#### Source material
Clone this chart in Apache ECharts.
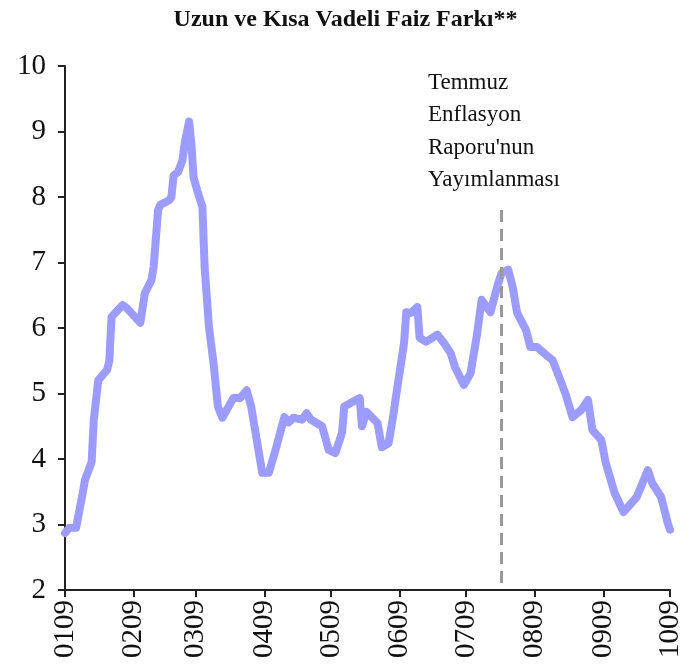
<!DOCTYPE html>
<html>
<head>
<meta charset="utf-8">
<script src="https://cdn.jsdelivr.net/npm/echarts@6/dist/echarts.min.js"></script>
<style>
  html, body { margin: 0; padding: 0; background: #fff; }
  #chart { width: 691px; height: 669px; }
</style>
</head>
<body>
<div id="chart"></div>
<script>
// okunan noktalar (2009, ay-gün)
const sampleDates = [
  '01-01', '01-03', '01-06', '01-09', '01-10', '01-13', '01-14', '01-16', '01-20', '01-21',
  '01-22', '01-27', '01-29', '02-04', '02-06', '02-09', '02-10', '02-12', '02-13', '02-17',
  '02-18', '02-19', '02-21', '02-23', '02-24', '02-26', '02-27', '02-28', '03-02', '03-04',
  '03-05', '03-07', '03-09', '03-11', '03-13', '03-15', '03-18', '03-21', '03-24', '03-26',
  '03-28', '03-31', '04-03', '04-06', '04-10', '04-12', '04-14', '04-18', '04-20', '04-22',
  '04-27', '04-30', '05-03', '05-06', '05-07', '05-14', '05-15', '05-17', '05-22', '05-24',
  '05-27', '05-29', '05-31', '06-03', '06-04', '06-06', '06-09', '06-10', '06-13', '06-18',
  '06-21', '06-24', '06-26', '06-30', '07-03', '07-06', '07-08', '07-12', '07-15', '07-17',
  '07-20', '07-22', '07-24', '07-28', '07-30', '08-02', '08-06', '08-09', '08-12', '08-15',
  '08-18', '08-22', '08-25', '08-27', '08-31', '09-02', '09-06', '09-10', '09-16', '09-21',
  '09-23', '09-27', '09-30', '10-01'
]
const spreadValues = [
  2.87, 2.95, 2.95, 3.48, 3.68, 3.95, 4.6, 5.2, 5.36, 5.5,
  6.17, 6.35, 6.3, 6.08, 6.53, 6.73, 6.93, 7.8, 7.88, 7.95,
  8.0, 8.33, 8.38, 8.56, 8.82, 9.15, 8.82, 8.3, 8.06, 7.85,
  6.93, 6.0, 5.47, 4.8, 4.63, 4.75, 4.93, 4.93, 5.05, 4.8,
  4.4, 3.79, 3.79, 4.14, 4.64, 4.56, 4.63, 4.6, 4.7, 4.6,
  4.5, 4.14, 4.09, 4.4, 4.8, 4.93, 4.5, 4.72, 4.55, 4.18,
  4.24, 4.64, 5.1, 5.77, 6.24, 6.23, 6.32, 5.85, 5.79, 5.9,
  5.77, 5.62, 5.4, 5.13, 5.31, 5.92, 6.43, 6.24, 6.63, 6.84,
  6.89, 6.63, 6.23, 5.97, 5.71, 5.71, 5.59, 5.51, 5.25, 4.98,
  4.64, 4.75, 4.9, 4.44, 4.29, 3.94, 3.48, 3.19, 3.42, 3.83,
  3.63, 3.42, 3.02, 2.92
]
const reportDate = '2009-07-17'
const noteLines = ['Temmuz', 'Enflasyon', "Raporu'nun", 'Yayımlanması']

// günlük kategori ekseni
const days = []
for (let d = new Date(Date.UTC(2009, 0, 1)); d <= new Date(Date.UTC(2009, 9, 1)); d.setUTCDate(d.getUTCDate() + 1)) {
  days.push(d.toISOString().slice(0, 10))
}
const lookup = {}
sampleDates.forEach((md, i) => { lookup['2009-' + md] = spreadValues[i] })
const seriesData = days.map(day => (day in lookup ? lookup[day] : null))

const isMonthStart = (idx, value) => value.slice(8) === '01'
const serif = 'Liberation Serif'

const chart = echarts.init(document.getElementById('chart'))
chart.setOption({
  animation: false,
  title: {
    text: 'Uzun ve Kısa Vadeli Faiz Farkı**',
    left: 'center',
    top: 3,
    textStyle: { fontFamily: serif, fontSize: 24, fontWeight: 'bold', color: '#111' }
  },
  grid: { left: 65, right: 21, top: 66, bottom: 79 },
  xAxis: {
    type: 'category',
    data: days,
    boundaryGap: false,
    axisLine: { lineStyle: { color: '#222', width: 2 } },
    axisTick: { interval: isMonthStart, length: 7, lineStyle: { color: '#222', width: 2 } },
    axisLabel: {
      interval: isMonthStart,
      rotate: 90,
      margin: 10,
      fontFamily: serif,
      fontSize: 29,
      color: '#111',
      formatter: v => v.slice(5, 7) + v.slice(2, 4)
    }
  },
  yAxis: {
    type: 'value',
    min: 2,
    max: 10,
    interval: 1,
    axisLine: { show: true, lineStyle: { color: '#222', width: 2 } },
    axisTick: { show: true, length: 7, lineStyle: { color: '#222', width: 2 } },
    splitLine: { show: false },
    axisLabel: { fontFamily: serif, fontSize: 29, color: '#111', margin: 19 }
  },
  graphic: noteLines.map((t, i) => ({
    type: 'text',
    left: 428,
    top: 71 + i * 32.5,
    style: { text: t, font: '23px "Liberation Serif"', fill: '#111' }
  })),
  series: [
    {
      type: 'line',
      data: seriesData,
      connectNulls: true,
      showSymbol: false,
      lineStyle: { color: '#9c9cff', width: 8, cap: 'round', join: 'round' },
      markLine: {
        silent: true,
        symbol: 'none',
        label: { show: false },
        lineStyle: { color: '#999', width: 3, type: [12, 7] },
        data: [[{ xAxis: reportDate, yAxis: 7.8 }, { xAxis: reportDate, yAxis: 2 }]]
      }
    }
  ]
})
</script>
</body>
</html>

#### Task to complete
Quote every line word for word and keep the images out of the copy.

#### Output below
Clone this chart in Apache ECharts.
<!DOCTYPE html>
<html>
<head>
<meta charset="utf-8">
<script src="https://cdn.jsdelivr.net/npm/echarts@6/dist/echarts.min.js"></script>
<style>
  html, body { margin: 0; padding: 0; background: #fff; }
  #chart { width: 691px; height: 669px; }
</style>
</head>
<body>
<div id="chart"></div>
<script>
// okunan noktalar (2009, ay-gün)
const sampleDates = [
  '01-01', '01-03', '01-06', '01-09', '01-10', '01-13', '01-14', '01-16', '01-20', '01-21',
  '01-22', '01-27', '01-29', '02-04', '02-06', '02-09', '02-10', '02-12', '02-13', '02-17',
  '02-18', '02-19', '02-21', '02-23', '02-24', '02-26', '02-27', '02-28', '03-02', '03-04',
  '03-05', '03-07', '03-09', '03-11', '03-13', '03-15', '03-18', '03-21', '03-24', '03-26',
  '03-28', '03-31', '04-03', '04-06', '04-10', '04-12', '04-14', '04-18', '04-20', '04-22',
  '04-27', '04-30', '05-03', '05-06', '05-07', '05-14', '05-15', '05-17', '05-22', '05-24',
  '05-27', '05-29', '05-31', '06-03', '06-04', '06-06', '06-09', '06-10', '06-13', '06-18',
  '06-21', '06-24', '06-26', '06-30', '07-03', '07-06', '07-08', '07-12', '07-15', '07-17',
  '07-20', '07-22', '07-24', '07-28', '07-30', '08-02', '08-06', '08-09', '08-12', '08-15',
  '08-18', '08-22', '08-25', '08-27', '08-31', '09-02', '09-06', '09-10', '09-16', '09-21',
  '09-23', '09-27', '09-30', '10-01'
]
const spreadValues = [
  2.87, 2.95, 2.95, 3.48, 3.68, 3.95, 4.6, 5.2, 5.36, 5.5,
  6.17, 6.35, 6.3, 6.08, 6.53, 6.73, 6.93, 7.8, 7.88, 7.95,
  8.0, 8.33, 8.38, 8.56, 8.82, 9.15, 8.82, 8.3, 8.06, 7.85,
  6.93, 6.0, 5.47, 4.8, 4.63, 4.75, 4.93, 4.93, 5.05, 4.8,
  4.4, 3.79, 3.79, 4.14, 4.64, 4.56, 4.63, 4.6, 4.7, 4.6,
  4.5, 4.14, 4.09, 4.4, 4.8, 4.93, 4.5, 4.72, 4.55, 4.18,
  4.24, 4.64, 5.1, 5.77, 6.24, 6.23, 6.32, 5.85, 5.79, 5.9,
  5.77, 5.62, 5.4, 5.13, 5.31, 5.92, 6.43, 6.24, 6.63, 6.84,
  6.89, 6.63, 6.23, 5.97, 5.71, 5.71, 5.59, 5.51, 5.25, 4.98,
  4.64, 4.75, 4.9, 4.44, 4.29, 3.94, 3.48, 3.19, 3.42, 3.83,
  3.63, 3.42, 3.02, 2.92
]
const reportDate = '2009-07-17'
const noteLines = ['Temmuz', 'Enflasyon', "Raporu'nun", 'Yayımlanması']

// günlük kategori ekseni
const days = []
for (let d = new Date(Date.UTC(2009, 0, 1)); d <= new Date(Date.UTC(2009, 9, 1)); d.setUTCDate(d.getUTCDate() + 1)) {
  days.push(d.toISOString().slice(0, 10))
}
const lookup = {}
sampleDates.forEach((md, i) => { lookup['2009-' + md] = spreadValues[i] })
const seriesData = days.map(day => (day in lookup ? lookup[day] : null))

const isMonthStart = (idx, value) => value.slice(8) === '01'
const serif = 'Liberation Serif'

const chart = echarts.init(document.getElementById('chart'))
chart.setOption({
  animation: false,
  title: {
    text: 'Uzun ve Kısa Vadeli Faiz Farkı**',
    left: 'center',
    top: 3,
    textStyle: { fontFamily: serif, fontSize: 24, fontWeight: 'bold', color: '#111' }
  },
  grid: { left: 65, right: 21, top: 66, bottom: 79 },
  xAxis: {
    type: 'category',
    data: days,
    boundaryGap: false,
    axisLine: { lineStyle: { color: '#222', width: 2 } },
    axisTick: { interval: isMonthStart, length: 7, lineStyle: { color: '#222', width: 2 } },
    axisLabel: {
      interval: isMonthStart,
      rotate: 90,
      margin: 10,
      fontFamily: serif,
      fontSize: 29,
      color: '#111',
      formatter: v => v.slice(5, 7) + v.slice(2, 4)
    }
  },
  yAxis: {
    type: 'value',
    min: 2,
    max: 10,
    interval: 1,
    axisLine: { show: true, lineStyle: { color: '#222', width: 2 } },
    axisTick: { show: true, length: 7, lineStyle: { color: '#222', width: 2 } },
    splitLine: { show: false },
    axisLabel: { fontFamily: serif, fontSize: 29, color: '#111', margin: 19 }
  },
  graphic: noteLines.map((t, i) => ({
    type: 'text',
    left: 428,
    top: 71 + i * 32.5,
    style: { text: t, font: '23px "Liberation Serif"', fill: '#111' }
  })),
  series: [
    {
      type: 'line',
      data: seriesData,
      connectNulls: true,
      showSymbol: false,
      lineStyle: { color: '#9c9cff', width: 8, cap: 'round', join: 'round' },
      markLine: {
        silent: true,
        symbol: 'none',
        label: { show: false },
        lineStyle: { color: '#999', width: 3, type: [12, 7] },
        data: [[{ xAxis: reportDate, yAxis: 7.8 }, { xAxis: reportDate, yAxis: 2 }]]
      }
    }
  ]
})
</script>
</body>
</html>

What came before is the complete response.